> _GIVEN EXERCISE_
Copy nothing but the part that opens with the line containing "Generate a Python" and closes with the line containing "plt.rcParams['font.family'] = ['Liberation". Do not include pictures.

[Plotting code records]
━━━━
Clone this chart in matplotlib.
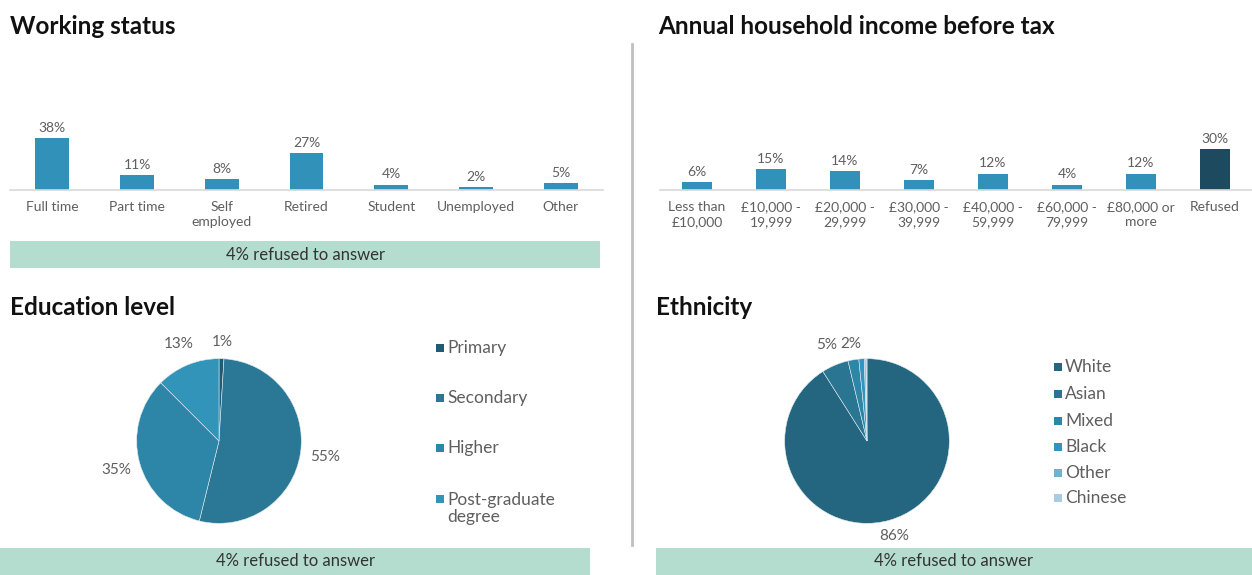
import matplotlib
matplotlib.use('Agg')
import matplotlib.pyplot as plt
from matplotlib.patches import Rectangle
import numpy as np

plt.rcParams['font.family'] = ['Lato', 'DejaVu Sans']

# survey breakdowns (%)
work_labels = ['Full time', 'Part time', 'Self\nemployed', 'Retired', 'Student', 'Unemployed', 'Other']
work_values = [38, 11, 8, 27, 4, 2, 5]

income_labels = ['Less than\n£10,000', '£10,000 -\n19,999', '£20,000 -\n29,999', '£30,000 -\n39,999',
                 '£40,000 -\n59,999', '£60,000 -\n79,999', '£80,000 or\nmore', 'Refused']
income_values = [6, 15, 14, 7, 12, 4, 12, 30]

edu_labels = ['Primary', 'Secondary', 'Higher', 'Post-graduate\ndegree']
edu_values = [1, 55, 35, 13]

eth_labels = ['White', 'Asian', 'Mixed', 'Black', 'Other', 'Chinese']
eth_values = [86, 5, 2, 1, 0.3, 0.2]
eth_shown = ['86%', '5%', '2%', '', '', '']

refused_note = '4% refused to answer'

W, H = 1252, 575
fig = plt.figure(figsize=(W / 100, H / 100), dpi=100)
fig.patch.set_facecolor('white')

GREY = '#5f5f5f'
BAR = '#3291b8'
DARK = '#1d4a5e'
MINT = '#b4ddd0'


def px_axes(x0, y0, x1, y1):
    # axes from pixel box (top-left origin)
    return fig.add_axes([x0 / W, 1 - y1 / H, (x1 - x0) / W, (y1 - y0) / H])


def title(x, y, s):
    fig.text(x / W, 1 - y / H, s, fontsize=17.5, fontweight='bold', color='#111111',
             ha='left', va='center')


def note_box(x0, y0, x1, y1):
    fig.patches.append(Rectangle((x0 / W, 1 - y1 / H), (x1 - x0) / W, (y1 - y0) / H,
                                 transform=fig.transFigure, facecolor=MINT, edgecolor='none'))
    fig.text((x0 + x1) / 2 / W, 1 - (y0 + y1) / 2 / H, refused_note, fontsize=12,
             color='#333333', ha='center', va='center')


def bar_panel(ax, labels, values, colors, width):
    x = np.arange(len(values))
    bars = ax.bar(x, values, width=width, color=colors)
    for b, v in zip(bars, values):
        ax.text(b.get_x() + b.get_width() / 2, v + 3, f'{v}%', ha='center', va='bottom',
                fontsize=10, color=GREY)
    ax.set_xlim(-0.5, len(values) - 0.5)
    ax.set_ylim(0, 95)
    ax.set_xticks(x)
    ax.set_xticklabels(labels, fontsize=10, color=GREY, linespacing=1.3)
    ax.tick_params(axis='x', length=0, pad=8)
    ax.set_yticks([])
    for s in ['top', 'right', 'left']:
        ax.spines[s].set_visible(False)
    ax.spines['bottom'].set_color('#d9d9d9')
    ax.spines['bottom'].set_linewidth(1.2)
    ax.patch.set_alpha(0)


def pie_panel(ax, values, colors, texts, dist):
    wedges, _ = ax.pie(values, colors=colors, startangle=90, counterclock=False,
                       wedgeprops=dict(linewidth=0.4, edgecolor='#dfeaef'))
    ax.set_xlim(-1.02, 1.02)
    ax.set_ylim(-1.02, 1.02)
    for w, t, d in zip(wedges, texts, dist):
        if not t:
            continue
        a = np.deg2rad((w.theta1 + w.theta2) / 2)
        ax.text(d * np.cos(a), d * np.sin(a), t, ha='center', va='center',
                fontsize=11, color=GREY)
    return wedges


def legend(x, ys, labels, colors, size=8):
    for y, lab, c in zip(ys, labels, colors):
        fig.patches.append(Rectangle(((x) / W, 1 - (y + size / 2) / H), size / W, size / H,
                                     transform=fig.transFigure, facecolor=c, edgecolor='none'))
        # square sits beside the first line of a wrapped label
        ty = y + 9.5 * lab.count('\n')
        fig.text((x + size + 3) / W, 1 - ty / H, lab, fontsize=12.5, color=GREY,
                 ha='left', va='center', linespacing=1.15)


# working status
title(10, 27, 'Working status')
ax1 = px_axes(10, 60, 603, 190)
bar_panel(ax1, work_labels, work_values, BAR, 0.4)
note_box(10, 241, 600, 268)

# income
title(658, 27, 'Annual household income before tax')
ax2 = px_axes(660, 60, 1252, 190)
bar_panel(ax2, income_labels, income_values, [BAR] * 7 + [DARK], 0.41)

# divider
fig.add_artist(plt.Line2D([632 / W, 632 / W], [1 - 44 / H, 1 - 545 / H],
                          transform=fig.transFigure, color='#c0c0c0', linewidth=2))

# education
title(10, 308, 'Education level')
edu_colors = ['#1f5b72', '#2a7895', '#2d86a7', '#3394ba']
ax3 = px_axes(219 - 84, 441 - 84, 219 + 84, 441 + 84)
pie_panel(ax3, edu_values, edu_colors, [f'{v}%' for v in edu_values], [1.2, 1.3, 1.3, 1.27])
legend(436, [348, 398, 448, 499], edu_labels, edu_colors)
note_box(0, 548, 590, 575)

# ethnicity
title(656, 308, 'Ethnicity')
eth_colors = ['#246680', '#2a7592', '#2c86a6', '#3395bd', '#74b0cd', '#a8cde0']
ax4 = px_axes(867 - 84, 441 - 84, 867 + 84, 441 + 84)
pie_panel(ax4, eth_values, eth_colors, eth_shown, [1.2, 1.27, 1.2, 1, 1, 1])
legend(1054, [367, 394, 421, 447, 473, 498], eth_labels, eth_colors)
note_box(656, 548, 1252, 575)

fig.savefig('out.png', dpi=100, facecolor='white')
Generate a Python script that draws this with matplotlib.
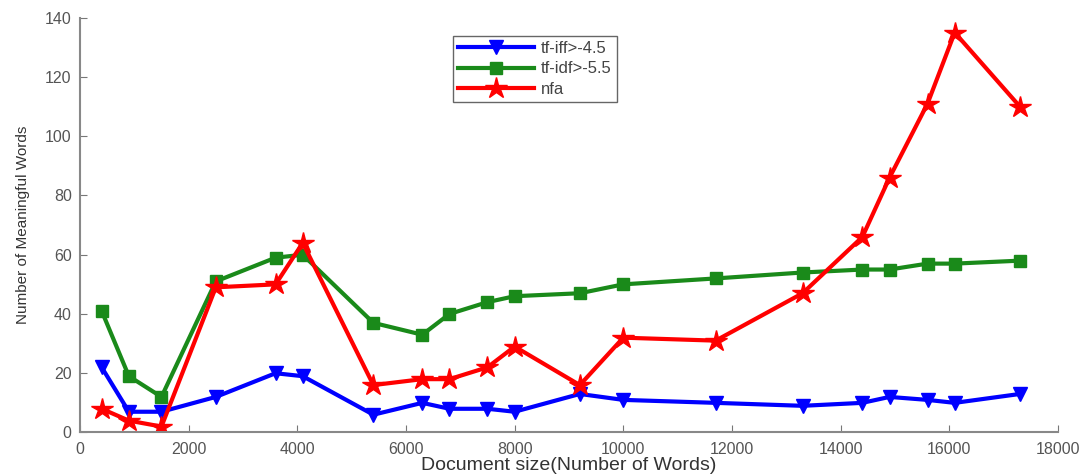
import matplotlib.pyplot as plt

plt.rcParams['font.family'] = ['Liberation Sans', 'DejaVu Sans']

doc_size = [400, 900, 1500, 2500, 3600, 4100, 5400, 6300, 6800, 7500,
            8000, 9200, 10000, 11700, 13300, 14400, 14900, 15600, 16100, 17300]
tf_iff = [22, 7, 7, 12, 20, 19, 6, 10, 8, 8,
          7, 13, 11, 10, 9, 10, 12, 11, 10, 13]
tf_idf = [41, 19, 12, 51, 59, 60, 37, 33, 40, 44,
          46, 47, 50, 52, 54, 55, 55, 57, 57, 58]
nfa = [8, 4, 2, 49, 50, 64, 16, 18, 18, 22,
       29, 16, 32, 31, 47, 66, 86, 111, 135, 110]
labels = ['tf-iff>-4.5', 'tf-idf>-5.5', 'nfa']

fig = plt.figure(figsize=(10.91, 4.74), dpi=100)
ax = fig.add_axes([0.0733, 0.0876, 0.8964, 0.875])

ax.plot(doc_size, tf_iff, color='#0000ff', lw=3, marker='v', ms=10, label=labels[0])
ax.plot(doc_size, tf_idf, color='#1a8a1a', lw=3, marker='s', ms=8, label=labels[1])
ax.plot(doc_size, nfa, color='#ff0000', lw=3, marker='*', ms=16, label=labels[2])

ax.set_xlim(0, 18000)
ax.set_ylim(0, 140)
ax.set_xticks(range(0, 18001, 2000))
ax.set_yticks(range(0, 141, 20))
ax.tick_params(direction='in', length=5, labelsize=11.5, labelcolor='#555555',
               color='#777777')
ax.tick_params(axis='y', pad=6)
ax.tick_params(axis='x', pad=7)
for side in ['top', 'right']:
    ax.spines[side].set_visible(False)
for side in ['left', 'bottom']:
    ax.spines[side].set_color('#888888')
    ax.spines[side].set_linewidth(1.5)

ax.set_xlabel('Document size(Number of Words)', fontsize=14, labelpad=0, color='#333333')
ax.set_ylabel('Number of Meaningful Words', fontsize=11, labelpad=11, color='#333333')

leg = ax.legend(loc='upper left', bbox_to_anchor=(0.381, 0.957), fontsize=12,
                fancybox=False, edgecolor='#666666', framealpha=1,
                handlelength=4.6, handletextpad=0.4, borderpad=0.3,
                labelspacing=0.35, borderaxespad=0)
for t in leg.get_texts():
    t.set_color('#444444')

plt.savefig('out.png')
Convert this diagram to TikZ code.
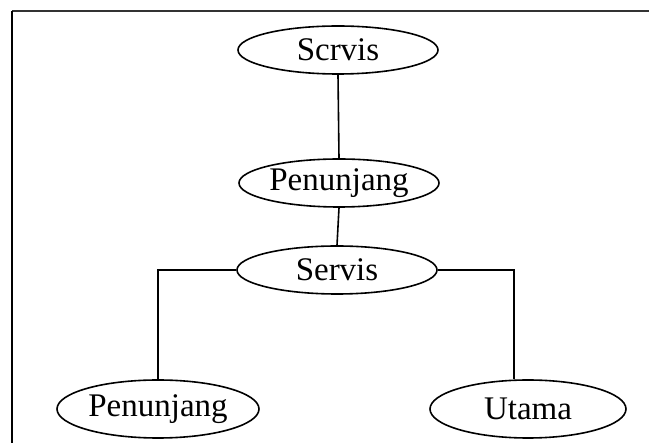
━━━━
> _ANSWER IN FULL_
Generate a Python script that draws this with matplotlib.
import matplotlib.pyplot as plt

plt.rcParams['font.family'] = ['Liberation Sans', 'DejaVu Sans']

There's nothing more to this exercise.